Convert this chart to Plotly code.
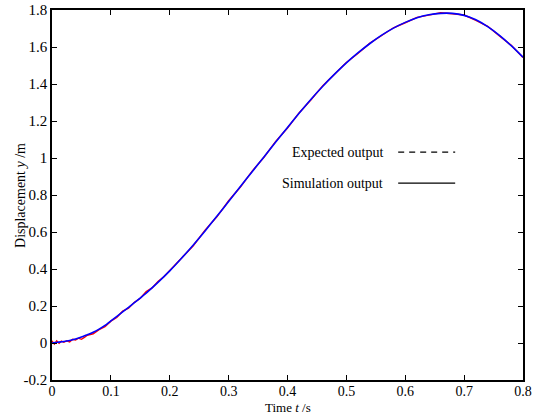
import plotly.graph_objects as go

# Simulation output (blue)
t_sim = [0.0, 0.005, 0.01, 0.02, 0.03, 0.04, 0.05, 0.06, 0.07, 0.08, 0.09, 0.10,
         0.12, 0.14, 0.16, 0.18, 0.20, 0.22, 0.24, 0.26, 0.28, 0.30, 0.32, 0.34,
         0.36, 0.38, 0.40, 0.42, 0.44, 0.46, 0.48, 0.50, 0.52, 0.54, 0.56, 0.58,
         0.60, 0.62, 0.64, 0.66, 0.68, 0.70, 0.72, 0.74, 0.76, 0.78, 0.80]
y_sim = [0.0, 0.002, 0.004, 0.008, 0.014, 0.022, 0.032, 0.045, 0.058, 0.075, 0.095, 0.12,
         0.168, 0.218, 0.27, 0.328, 0.39, 0.458, 0.53, 0.606, 0.685, 0.765, 0.846, 0.926,
         1.006, 1.086, 1.165, 1.243, 1.318, 1.388, 1.453, 1.514, 1.569, 1.619, 1.664, 1.702,
         1.733, 1.758, 1.774, 1.782, 1.782, 1.771, 1.747, 1.71, 1.663, 1.607, 1.545]

# Expected output (red)
t_exp = [0.0, 0.004, 0.008, 0.012, 0.016, 0.02, 0.025, 0.03, 0.035, 0.04, 0.045, 0.05,
         0.055, 0.06, 0.07, 0.08, 0.09, 0.10, 0.11, 0.12, 0.13, 0.14, 0.15, 0.16,
         0.17, 0.18, 0.19, 0.20, 0.22, 0.24, 0.26, 0.28, 0.30, 0.32, 0.34, 0.36,
         0.38, 0.40, 0.42, 0.44, 0.46, 0.48, 0.50, 0.52, 0.54, 0.56, 0.58, 0.60,
         0.62, 0.64, 0.66, 0.68, 0.70, 0.72, 0.74, 0.76, 0.78, 0.80]
y_exp = [0.012, -0.006, 0.012, -0.002, 0.01, 0.004, 0.012, 0.006, 0.02, 0.016, 0.026, 0.02,
         0.03, 0.042, 0.05, 0.072, 0.088, 0.118, 0.138, 0.172, 0.188, 0.22, 0.242, 0.278,
         0.298, 0.332, 0.358, 0.392, 0.462, 0.526, 0.61, 0.682, 0.769, 0.843, 0.929, 1.004,
         1.09, 1.162, 1.245, 1.315, 1.391, 1.451, 1.516, 1.566, 1.621, 1.662, 1.704, 1.731,
         1.76, 1.772, 1.785, 1.78, 1.773, 1.744, 1.712, 1.66, 1.609, 1.543]

x_ticks = [0, 0.1, 0.2, 0.3, 0.4, 0.5, 0.6, 0.7, 0.8]
x_tick_labels = ["0", "0.1", "0.2", "0.3", "0.4", "0.5", "0.6", "0.7", "0.8"]
y_ticks = [-0.2, 0, 0.2, 0.4, 0.6, 0.8, 1.0, 1.2, 1.4, 1.6, 1.8]
y_tick_labels = ["-0.2", "0", "0.2", "0.4", "0.6", "0.8", "1", "1.2", "1.4", "1.6", "1.8"]

FONT = "Liberation Serif, Times New Roman, serif"

fig = go.Figure()
fig.add_trace(go.Scatter(x=t_exp, y=y_exp, mode="lines",
                         line=dict(color="#ff0000", width=1.4), showlegend=False))
fig.add_trace(go.Scatter(x=t_sim, y=y_sim, mode="lines",
                         line=dict(color="#0000ff", width=1.6, shape="spline", smoothing=0.6),
                         showlegend=False))

axis_common = dict(showline=True, linecolor="black", linewidth=1.5, mirror="ticks",
                   ticks="inside", ticklen=5, tickwidth=1, tickcolor="black",
                   showgrid=False, zeroline=False, automargin=False)

fig.update_xaxes(range=[0, 0.8], tickvals=x_ticks, ticktext=x_tick_labels,
                 tickfont=dict(family=FONT, size=14, color="black"),
                 ticklabelstandoff=-3,
                 **axis_common)
fig.update_yaxes(range=[-0.2, 1.8], tickvals=y_ticks, ticktext=y_tick_labels,
                 tickfont=dict(family=FONT, size=15, color="black"),
                 **axis_common)

# axis titles
fig.add_annotation(xref="paper", yref="paper", x=0.5, y=-0.097, text="Time <i>t</i> /s",
                   showarrow=False, xanchor="center", yanchor="bottom", borderpad=0,
                   font=dict(family=FONT, size=13, color="black"))
fig.add_annotation(xref="paper", yref="paper", x=-0.068, y=0.5, text="Displacement <i>y</i> /m",
                   showarrow=False, xanchor="center", yanchor="middle", textangle=-90,
                   font=dict(family=FONT, size=14, color="black"))

# legend-like annotations
fig.add_annotation(xref="paper", yref="paper", x=0.707, y=0.616, text="Expected output",
                   showarrow=False, xanchor="right", yanchor="middle",
                   font=dict(family=FONT, size=14, color="black"))
fig.add_annotation(xref="paper", yref="paper", x=0.707, y=0.532, text="Simulation output",
                   showarrow=False, xanchor="right", yanchor="middle",
                   font=dict(family=FONT, size=14, color="black"))
fig.add_shape(type="line", xref="paper", yref="paper", x0=0.735, x1=0.856, y0=0.616, y1=0.616,
              line=dict(color="black", width=1.2, dash="6px,5px"))
fig.add_shape(type="line", xref="paper", yref="paper", x0=0.735, x1=0.856, y0=0.532, y1=0.532,
              line=dict(color="black", width=1.2))

fig.update_layout(width=539, height=416,
                  margin=dict(l=52, r=16, t=10, b=36, autoexpand=False),
                  plot_bgcolor="white", paper_bgcolor="white",
                  font=dict(family=FONT, color="black"))

fig.write_html("out.html")
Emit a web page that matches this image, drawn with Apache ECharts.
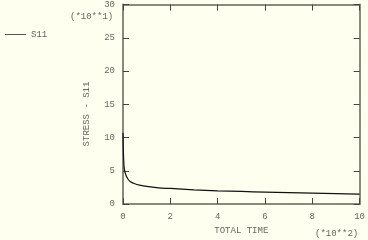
<!DOCTYPE html>
<html><head><meta charset="utf-8">
<script src="https://cdn.jsdelivr.net/npm/echarts@6/dist/echarts.min.js"></script>
<style>html,body{margin:0;padding:0;background:#FFFFF0;}#c{width:368px;height:240px;}</style>
</head><body><div id="c"></div>
<script>
var seriesName = 'S11';
var timeValues = [0, 0.02, 0.05, 0.1, 0.2, 0.3, 0.5, 0.7, 1, 1.5, 2, 3, 4, 5, 6, 7, 8, 9, 10];
var stressValues = [10.7, 7.5, 5.5, 4.6, 3.8, 3.4, 3.05, 2.85, 2.65, 2.45, 2.35, 2.15, 2.0, 1.9, 1.8, 1.72, 1.64, 1.57, 1.5];
var xTitle = 'TOTAL TIME';
var yTitle = 'STRESS - S11';
var xScale = '(*10**2)';
var yScale = '(*10**1)';

var font = 'Liberation Mono';
var txt = '#66665e';
var axisCol = '#8a8a7c';
var chart = echarts.init(document.getElementById('c'));
var pts = timeValues.map(function(t, i){ return [t, stressValues[i]]; });
function mk(extra){
  return Object.assign({
    axisLine:{show:true,onZero:false,lineStyle:{color:axisCol,width:2}},
    axisTick:{show:true,inside:true,length:6,lineStyle:{color:'#444',width:1}},
    splitLine:{show:false}}, extra);
}
chart.setOption({
  backgroundColor:'#FFFFF0',
  animation:false,
  textStyle:{fontFamily:font},
  legend:{left:0,top:25,icon:'rect',itemWidth:21,itemHeight:1,itemGap:6,
    textStyle:{fontFamily:font,fontSize:9,color:txt},data:[seriesName]},
  grid:{left:123,right:5,top:4,bottom:28},
  xAxis:[
    mk({type:'value',min:0,max:10,interval:2,position:'bottom',
      axisLabel:{fontFamily:font,fontSize:9,color:txt,margin:8},
      name:xTitle,nameLocation:'middle',nameGap:18,
      nameTextStyle:{fontFamily:font,fontSize:9,color:txt}}),
    mk({type:'value',min:0,max:10,interval:2,position:'top',
      axisLabel:{show:false}})
  ],
  yAxis:[
    mk({type:'value',min:0,max:30,interval:5,position:'left',
      axisLabel:{fontFamily:font,fontSize:9,color:txt,margin:8}}),
    mk({type:'value',min:0,max:30,interval:5,position:'right',
      axisLabel:{show:false}})
  ],
  graphic:[
    {type:'text',left:315,top:229,style:{text:xScale,font:'9px "Liberation Mono"',fill:txt}},
    {type:'text',left:70,top:12,style:{text:yScale,font:'9px "Liberation Mono"',fill:txt}},
    {type:'text',x:87,y:114,rotation:Math.PI/2,
      style:{text:yTitle,font:'9px "Liberation Mono"',fill:txt,align:'center',verticalAlign:'middle'}}
  ],
  series:[{name:seriesName,type:'line',data:pts,smooth:0.3,showSymbol:false,
    lineStyle:{color:'#111',width:1.2},itemStyle:{color:'#555'},xAxisIndex:0,yAxisIndex:0}]
});
</script></body></html>
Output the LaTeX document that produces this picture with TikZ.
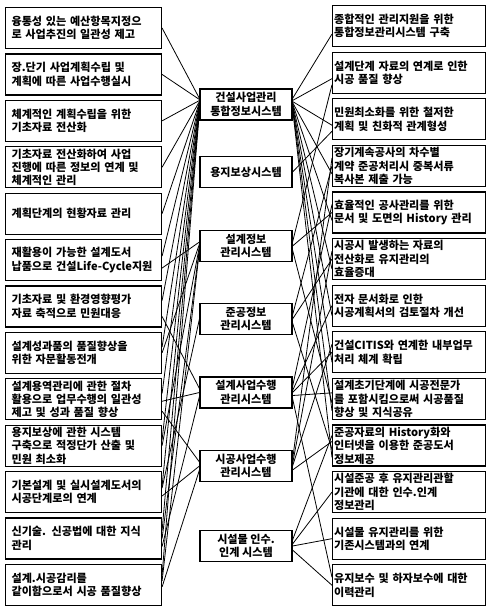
\documentclass[tikz,border=0pt]{standalone}
\usepackage{fontspec}
\setmainfont{Noto Sans CJK KR}
\usetikzlibrary{calc}
\begin{document}
\begin{tikzpicture}[x=1pt,y=-1pt,
  txt/.style={font=\bfseries\fontsize{11.1}{13.4}\selectfont},
  lbox/.style={txt,draw,line width=1.1pt,fill=white,text width=144pt,align=left,minimum height=41pt,inner xsep=6pt,inner ysep=1pt,anchor=north west},
  rbox/.style={txt,draw,line width=1.1pt,fill=white,text width=150pt,align=left,minimum height=41pt,inner xsep=1.5pt,inner ysep=1pt,anchor=north west},
  mbox/.style={txt,draw,line width=1.1pt,fill=white,minimum width=92pt,minimum height=31pt,align=center,inner sep=1pt},
  link/.style={line width=0.8pt}]
\useasboundingbox (0,0) rectangle (487,608);
% left column
\node[lbox] (L1) at (5,7) {융통성 있는 예산항목지정으\\로 사업추진의 일관성 제고};
\node[lbox] (L2) at (5,53.4) {장.단기 사업계획수립 및\\계획에 따른 사업수행실시};
\node[lbox] (L3) at (5,99.8) {체계적인 계획수립을 위한\\기초자료 전산화};
\node[lbox] (L4) at (5,146.2) {기초자료 전산화하여 사업\\진행에 따른 정보의 연계 및\\체계적인 관리};
\node[lbox] (L5) at (5,192.6) {계획단계의 현황자료 관리};
\node[lbox] (L6) at (5,239) {재활용이 가능한 설계도서\\납품으로 건설Life-Cycle지원};
\node[lbox] (L7) at (5,285.4) {기초자료 및 환경영향평가\\자료 축적으로 민원대응};
\node[lbox] (L8) at (5,331.8) {설계성과품의 품질향상을\\위한 자문활동전개};
\node[lbox] (L9) at (5,378.2) {설계용역관리에 관한 절차\\활용으로 업무수행의 일관성\\제고 및 성과 품질 향상};
\node[lbox] (L10) at (5,424.6) {용지보상에 관한 시스템\\구축으로 적정단가 산출 및\\민원 최소화};
\node[lbox] (L11) at (5,471) {기본설계 및 실시설계도서의\\시공단계로의 연계};
\node[lbox] (L12) at (5,517.4) {신기술. 신공법에 대한 지식\\관리};
\node[lbox] (L13) at (5,563.8) {설계.시공감리를\\같이함으로서 시공 품질향상};
% middle column
\node[mbox] (A) at (246,104.5) {건설사업관리\\통합정보시스템};
\node[mbox] (B) at (246,172) {용지보상시스템};
\node[mbox] (C) at (246,246) {설계정보\\관리시스템};
\node[mbox] (D) at (246,319) {준공정보\\관리시스템};
\node[mbox] (E) at (246,392.5) {설계사업수행\\관리시스템};
\node[mbox] (F) at (246,466) {시공사업수행\\관리시스템};
\node[mbox] (G) at (246,546) {시설물 인수.\\인계 시스템};
% right column
\node[rbox] (R1) at (332,5) {종합적인 관리지원을 위한\\통합정보관리시스템 구축};
\node[rbox] (R2) at (332,51.6) {설계단계 자료의 연계로 인한\\시공 품질 향상};
\node[rbox] (R3) at (332,98.2) {민원최소화를 위한 철저한\\계획 및 친화적 관계형성};
\node[rbox] (R4) at (332,144.8) {장기계속공사의 차수별\\계약 준공처리시 중복서류\\복사본 제출 가능};
\node[rbox] (R5) at (332,191.4) {효율적인 공사관리를 위한\\문서 및 도면의 History 관리};
\node[rbox] (R6) at (332,238) {시공시 발생하는 자료의\\전산화로 유지관리의\\효율증대};
\node[rbox] (R7) at (332,284.6) {전자 문서화로 인한\\시공계획서의 검토절차 개선};
\node[rbox] (R8) at (332,331.2) {건설CITIS와 연계한 내부업무\\처리 체계 확립};
\node[rbox] (R9) at (332,377.8) {설계초기단계에 시공전문가\\를 포함시킴으로써 시공품질\\향상 및 지식공유};
\node[rbox] (R10) at (332,424.4) {준공자료의 History화와\\인터넷을 이용한 준공도서\\정보제공};
\node[rbox] (R11) at (332,471) {시설준공 후 유지관리관할\\기관에 대한 인수.인계\\정보관리};
\node[rbox] (R12) at (332,517.6) {시설물 유지관리를 위한\\기존시스템과의 연계};
\node[rbox] (R13) at (332,564.2) {유지보수 및 하자보수에 대한\\이력관리};
% left connectors
\foreach \s/\ys/\t/\yt in {L1/0/A/6, L2/0/A/5, L3/0/A/4, L4/0/A/3, L5/0/A/2, L6/4/A/1, L7/6/A/0,
  L8/6/A/-1, L9/6/A/-2, L10/6/A/-3, L11/6/A/-4, L12/8/A/-5, L13/10/A/-6,
  L6/-8/C/4, L8/0/C/2, L10/0/C/0, L12/0/C/-2, L13/4/C/-4,
  L7/-10/E/4, L9/-2/E/0, L12/-8/E/-4,
  L9/-12/F/4, L11/-4/F/0, L13/-2/F/-4,
  L11/4/D/0}
  \draw[link] ([yshift=\ys pt]\s.east) -- ([yshift=\yt pt]\t.west);
% right connectors
\foreach \s/\ys/\t/\yt in {A/6/R1/-8, A/4/R2/-6, A/3/R3/-6, A/2/R4/-8, A/1/R5/-8, A/0/R6/-10,
  A/-1/R7/-10, A/-2/R8/-10, A/-3/R9/-12, A/-4/R10/-12,
  B/0/R3/-12,
  C/4/R2/-12, C/0/R5/0, C/-4/R9/-4,
  D/4/R4/0, D/0/R6/0, D/-4/R10/-4,
  E/6/R5/8, E/2/R7/0, E/0/R8/0, E/-3/R9/6, E/-6/R13/8,
  F/6/R4/8, F/2/R6/8, F/0/R8/8, F/-4/R10/4,
  G/6/R10/10, G/2/R11/0, G/0/R12/0, G/-4/R13/0}
  \draw[link] ([yshift=\ys pt]\s.east) -- ([yshift=\yt pt]\t.west);
\end{tikzpicture}
\end{document}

★ ★ ★ ★ ★

AIM OF THE TASK: Begin at the line that has "Emit a web page", stop after the line that has "var yScale = '(*10**1)';", and reproduce every line between them exactly and nothing else. Pictures stay out of the copy.

COMPLETE ANSWER:
Emit a web page that matches this image, drawn with Apache ECharts.
<!DOCTYPE html>
<html><head><meta charset="utf-8">
<script src="https://cdn.jsdelivr.net/npm/echarts@6/dist/echarts.min.js"></script>
<style>html,body{margin:0;padding:0;background:#FFFFF0;}#c{width:368px;height:240px;}</style>
</head><body><div id="c"></div>
<script>
var seriesName = 'S11';
var timeValues = [0, 0.02, 0.05, 0.1, 0.2, 0.3, 0.5, 0.7, 1, 1.5, 2, 3, 4, 5, 6, 7, 8, 9, 10];
var stressValues = [10.7, 7.5, 5.5, 4.6, 3.8, 3.4, 3.05, 2.85, 2.65, 2.45, 2.35, 2.15, 2.0, 1.9, 1.8, 1.72, 1.64, 1.57, 1.5];
var xTitle = 'TOTAL TIME';
var yTitle = 'STRESS - S11';
var xScale = '(*10**2)';
var yScale = '(*10**1)';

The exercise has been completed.